- **Work to be completed**: Repeat all the material exactly; pictures stay out of your copy.
^^^^^^^^^^^^^^^^
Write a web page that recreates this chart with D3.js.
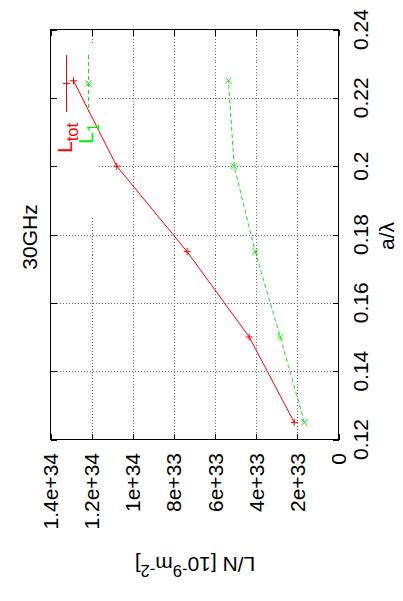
<!DOCTYPE html>
<html><head><meta charset="utf-8">
<script src="https://cdn.jsdelivr.net/npm/d3@7/dist/d3.min.js"></script>
<style>
body{margin:0;background:#fff}
svg{display:block}
text{font-family:"Liberation Sans",Arial,Helvetica,sans-serif;fill:#000}
</style>
</head><body>
<svg id="chart" width="403" height="601"></svg>
<script>
// ---- data ----
const aValues = [0.125, 0.15, 0.175, 0.2, 0.225];           // a/lambda
const lTotValues = [2.15e33, 4.34e33, 7.36e33, 10.78e33, 12.88e33];
const l1Values = [1.66e33, 2.83e33, 4.05e33, 5.07e33, 5.35e33];
const aTicks = [0.12, 0.14, 0.16, 0.18, 0.2, 0.22, 0.24];
const aTickLabels = ["0.12", "0.14", "0.16", "0.18", "0.2", "0.22", "0.24"];
const lTicks = [0, 2e33, 4e33, 6e33, 8e33, 1e34, 1.2e34, 1.4e34];
const lTickLabels = ["0", "2e+33", "4e+33", "6e+33", "8e+33", "1e+34", "1.2e+34", "1.4e+34"];
const seriesSubs = ["tot", "1"];
const titleText = "30GHz";

// ---- layout (chart is drawn rotated 90° CCW) ----
const FL = 50.5, FR = 338.5, FT = 29.5, FB = 439.5;
const FS = 21, SUB = 16.5;
const svg = d3.select("#chart");

const aScale = d3.scaleLinear().domain([0.12, 0.24]).range([FB, FT]);
const lScale = d3.scaleLinear().domain([0, 1.4e34]).range([FR, FL]);

// grid
const grid = svg.append("g").attr("stroke", "#666").attr("stroke-width", 1)
  .attr("stroke-dasharray", "1,2").attr("shape-rendering", "crispEdges");
grid.selectAll("line.ga").data(aTicks.slice(1, -1)).join("line")
  .attr("x1", FL).attr("x2", FR).attr("y1", d => Math.round(aScale(d)) + 0.5).attr("y2", d => Math.round(aScale(d)) + 0.5);
grid.selectAll("line.gl").data(lTicks.slice(1, -1)).join("line")
  .attr("y1", FT).attr("y2", FB).attr("x1", d => Math.round(lScale(d)) + 0.5).attr("x2", d => Math.round(lScale(d)) + 0.5);

// legend box clears the grid
svg.append("rect").attr("x", FL + 0.5).attr("y", 43).attr("width", 48).attr("height", 173).attr("fill", "#fff");

// ticks (inward, mirrored)
const tk = svg.append("g").attr("stroke", "#000").attr("stroke-width", 1).attr("shape-rendering", "crispEdges");
aTicks.forEach(d => {
  const y = Math.round(aScale(d)) + 0.5;
  tk.append("line").attr("x1", FL).attr("x2", FL + 6).attr("y1", y).attr("y2", y);
  tk.append("line").attr("x1", FR).attr("x2", FR - 6).attr("y1", y).attr("y2", y);
});
lTicks.forEach(d => {
  const x = Math.round(lScale(d)) + 0.5;
  tk.append("line").attr("y1", FB).attr("y2", FB - 6).attr("x1", x).attr("x2", x);
  tk.append("line").attr("y1", FT).attr("y2", FT + 6).attr("x1", x).attr("x2", x);
});

// frame
svg.append("rect").attr("x", FL).attr("y", FT).attr("width", FR - FL).attr("height", FB - FT)
  .attr("fill", "none").attr("stroke", "#000").attr("stroke-width", 1).attr("shape-rendering", "crispEdges");

// tick labels: a/lambda (right side)
svg.append("g").selectAll("text").data(aTicks).join("text")
  .attr("transform", d => `translate(368,${aScale(d)}) rotate(-90)`)
  .attr("text-anchor", "middle").attr("font-size", FS)
  .text((d, i) => aTickLabels[i]);

// tick labels: L/N (bottom)
svg.append("g").selectAll("text").data(lTicks).join("text")
  .attr("transform", d => `translate(${lScale(d) + 7.5},453) rotate(-90)`)
  .attr("text-anchor", "end").attr("font-size", FS)
  .text((d, i) => lTickLabels[i]);

// axis titles
svg.append("text").attr("transform", "translate(394,236) rotate(-90)")
  .attr("text-anchor", "middle").attr("font-size", FS).text("a/λ");

const yl = svg.append("text").attr("transform", "translate(195,557) rotate(180)")
  .attr("text-anchor", "middle").attr("font-size", FS);
yl.append("tspan").text("L/N [10");
yl.append("tspan").attr("dy", -8).attr("font-size", SUB).text("-9");
yl.append("tspan").attr("dy", 8).text("m");
yl.append("tspan").attr("dy", -8).attr("font-size", SUB).text("-2");
yl.append("tspan").attr("dy", 8).text("]");

// title
svg.append("text").attr("transform", "translate(37,237) rotate(-90)")
  .attr("text-anchor", "middle").attr("font-size", FS).text(titleText);

// data
const idx = d3.range(aValues.length);
const series = [
  {vals: lTotValues, color: "#ff0000", dash: null, marker: "plus"},
  {vals: l1Values, color: "#00ee00", dash: "4,3", marker: "cross"}
];
const markerPath = {plus: "M-3.5,0H3.5M0,-3.5V3.5", cross: "M-3,-3L3,3M-3,3L3,-3"};

series.forEach(s => {
  const line = d3.line().x(i => lScale(s.vals[i])).y(i => aScale(aValues[i]));
  svg.append("path").attr("d", line(idx)).attr("fill", "none").attr("stroke", s.color)
    .attr("stroke-width", 1).attr("stroke-dasharray", s.dash);
  svg.append("g").selectAll("path").data(idx).join("path")
    .attr("transform", i => `translate(${lScale(s.vals[i])},${aScale(aValues[i])})`)
    .attr("d", markerPath[s.marker]).attr("stroke", s.color).attr("stroke-width", 1).attr("fill", "none");
});

// legend
const legX = [66.5, 88.5];
const legBase = [72, 93];
series.forEach((s, k) => {
  svg.append("line").attr("x1", legX[k]).attr("x2", legX[k]).attr("y1", 55).attr("y2", 112)
    .attr("stroke", s.color).attr("stroke-width", 1).attr("stroke-dasharray", s.dash);
  svg.append("path").attr("transform", `translate(${legX[k]},83.5)`).attr("d", markerPath[s.marker])
    .attr("stroke", s.color).attr("stroke-width", 1).attr("fill", "none");
  const t = svg.append("text").attr("transform", `translate(${legBase[k]},123) rotate(-90)`)
    .attr("text-anchor", "end").attr("font-size", FS).style("fill", s.color);
  t.append("tspan").text("L");
  t.append("tspan").attr("dy", 6).attr("font-size", SUB).text(seriesSubs[k]);
});
</script>
</body></html>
^^^^^^^^^^^^^^^^
- **Solution**:
Write a web page that recreates this chart with D3.js.
<!DOCTYPE html>
<html><head><meta charset="utf-8">
<script src="https://cdn.jsdelivr.net/npm/d3@7/dist/d3.min.js"></script>
<style>
body{margin:0;background:#fff}
svg{display:block}
text{font-family:"Liberation Sans",Arial,Helvetica,sans-serif;fill:#000}
</style>
</head><body>
<svg id="chart" width="403" height="601"></svg>
<script>
// ---- data ----
const aValues = [0.125, 0.15, 0.175, 0.2, 0.225];           // a/lambda
const lTotValues = [2.15e33, 4.34e33, 7.36e33, 10.78e33, 12.88e33];
const l1Values = [1.66e33, 2.83e33, 4.05e33, 5.07e33, 5.35e33];
const aTicks = [0.12, 0.14, 0.16, 0.18, 0.2, 0.22, 0.24];
const aTickLabels = ["0.12", "0.14", "0.16", "0.18", "0.2", "0.22", "0.24"];
const lTicks = [0, 2e33, 4e33, 6e33, 8e33, 1e34, 1.2e34, 1.4e34];
const lTickLabels = ["0", "2e+33", "4e+33", "6e+33", "8e+33", "1e+34", "1.2e+34", "1.4e+34"];
const seriesSubs = ["tot", "1"];
const titleText = "30GHz";

// ---- layout (chart is drawn rotated 90° CCW) ----
const FL = 50.5, FR = 338.5, FT = 29.5, FB = 439.5;
const FS = 21, SUB = 16.5;
const svg = d3.select("#chart");

const aScale = d3.scaleLinear().domain([0.12, 0.24]).range([FB, FT]);
const lScale = d3.scaleLinear().domain([0, 1.4e34]).range([FR, FL]);

// grid
const grid = svg.append("g").attr("stroke", "#666").attr("stroke-width", 1)
  .attr("stroke-dasharray", "1,2").attr("shape-rendering", "crispEdges");
grid.selectAll("line.ga").data(aTicks.slice(1, -1)).join("line")
  .attr("x1", FL).attr("x2", FR).attr("y1", d => Math.round(aScale(d)) + 0.5).attr("y2", d => Math.round(aScale(d)) + 0.5);
grid.selectAll("line.gl").data(lTicks.slice(1, -1)).join("line")
  .attr("y1", FT).attr("y2", FB).attr("x1", d => Math.round(lScale(d)) + 0.5).attr("x2", d => Math.round(lScale(d)) + 0.5);

// legend box clears the grid
svg.append("rect").attr("x", FL + 0.5).attr("y", 43).attr("width", 48).attr("height", 173).attr("fill", "#fff");

// ticks (inward, mirrored)
const tk = svg.append("g").attr("stroke", "#000").attr("stroke-width", 1).attr("shape-rendering", "crispEdges");
aTicks.forEach(d => {
  const y = Math.round(aScale(d)) + 0.5;
  tk.append("line").attr("x1", FL).attr("x2", FL + 6).attr("y1", y).attr("y2", y);
  tk.append("line").attr("x1", FR).attr("x2", FR - 6).attr("y1", y).attr("y2", y);
});
lTicks.forEach(d => {
  const x = Math.round(lScale(d)) + 0.5;
  tk.append("line").attr("y1", FB).attr("y2", FB - 6).attr("x1", x).attr("x2", x);
  tk.append("line").attr("y1", FT).attr("y2", FT + 6).attr("x1", x).attr("x2", x);
});

// frame
svg.append("rect").attr("x", FL).attr("y", FT).attr("width", FR - FL).attr("height", FB - FT)
  .attr("fill", "none").attr("stroke", "#000").attr("stroke-width", 1).attr("shape-rendering", "crispEdges");

// tick labels: a/lambda (right side)
svg.append("g").selectAll("text").data(aTicks).join("text")
  .attr("transform", d => `translate(368,${aScale(d)}) rotate(-90)`)
  .attr("text-anchor", "middle").attr("font-size", FS)
  .text((d, i) => aTickLabels[i]);

// tick labels: L/N (bottom)
svg.append("g").selectAll("text").data(lTicks).join("text")
  .attr("transform", d => `translate(${lScale(d) + 7.5},453) rotate(-90)`)
  .attr("text-anchor", "end").attr("font-size", FS)
  .text((d, i) => lTickLabels[i]);

// axis titles
svg.append("text").attr("transform", "translate(394,236) rotate(-90)")
  .attr("text-anchor", "middle").attr("font-size", FS).text("a/λ");

const yl = svg.append("text").attr("transform", "translate(195,557) rotate(180)")
  .attr("text-anchor", "middle").attr("font-size", FS);
yl.append("tspan").text("L/N [10");
yl.append("tspan").attr("dy", -8).attr("font-size", SUB).text("-9");
yl.append("tspan").attr("dy", 8).text("m");
yl.append("tspan").attr("dy", -8).attr("font-size", SUB).text("-2");
yl.append("tspan").attr("dy", 8).text("]");

// title
svg.append("text").attr("transform", "translate(37,237) rotate(-90)")
  .attr("text-anchor", "middle").attr("font-size", FS).text(titleText);

// data
const idx = d3.range(aValues.length);
const series = [
  {vals: lTotValues, color: "#ff0000", dash: null, marker: "plus"},
  {vals: l1Values, color: "#00ee00", dash: "4,3", marker: "cross"}
];
const markerPath = {plus: "M-3.5,0H3.5M0,-3.5V3.5", cross: "M-3,-3L3,3M-3,3L3,-3"};

series.forEach(s => {
  const line = d3.line().x(i => lScale(s.vals[i])).y(i => aScale(aValues[i]));
  svg.append("path").attr("d", line(idx)).attr("fill", "none").attr("stroke", s.color)
    .attr("stroke-width", 1).attr("stroke-dasharray", s.dash);
  svg.append("g").selectAll("path").data(idx).join("path")
    .attr("transform", i => `translate(${lScale(s.vals[i])},${aScale(aValues[i])})`)
    .attr("d", markerPath[s.marker]).attr("stroke", s.color).attr("stroke-width", 1).attr("fill", "none");
});

// legend
const legX = [66.5, 88.5];
const legBase = [72, 93];
series.forEach((s, k) => {
  svg.append("line").attr("x1", legX[k]).attr("x2", legX[k]).attr("y1", 55).attr("y2", 112)
    .attr("stroke", s.color).attr("stroke-width", 1).attr("stroke-dasharray", s.dash);
  svg.append("path").attr("transform", `translate(${legX[k]},83.5)`).attr("d", markerPath[s.marker])
    .attr("stroke", s.color).attr("stroke-width", 1).attr("fill", "none");
  const t = svg.append("text").attr("transform", `translate(${legBase[k]},123) rotate(-90)`)
    .attr("text-anchor", "end").attr("font-size", FS).style("fill", s.color);
  t.append("tspan").text("L");
  t.append("tspan").attr("dy", 6).attr("font-size", SUB).text(seriesSubs[k]);
});
</script>
</body></html>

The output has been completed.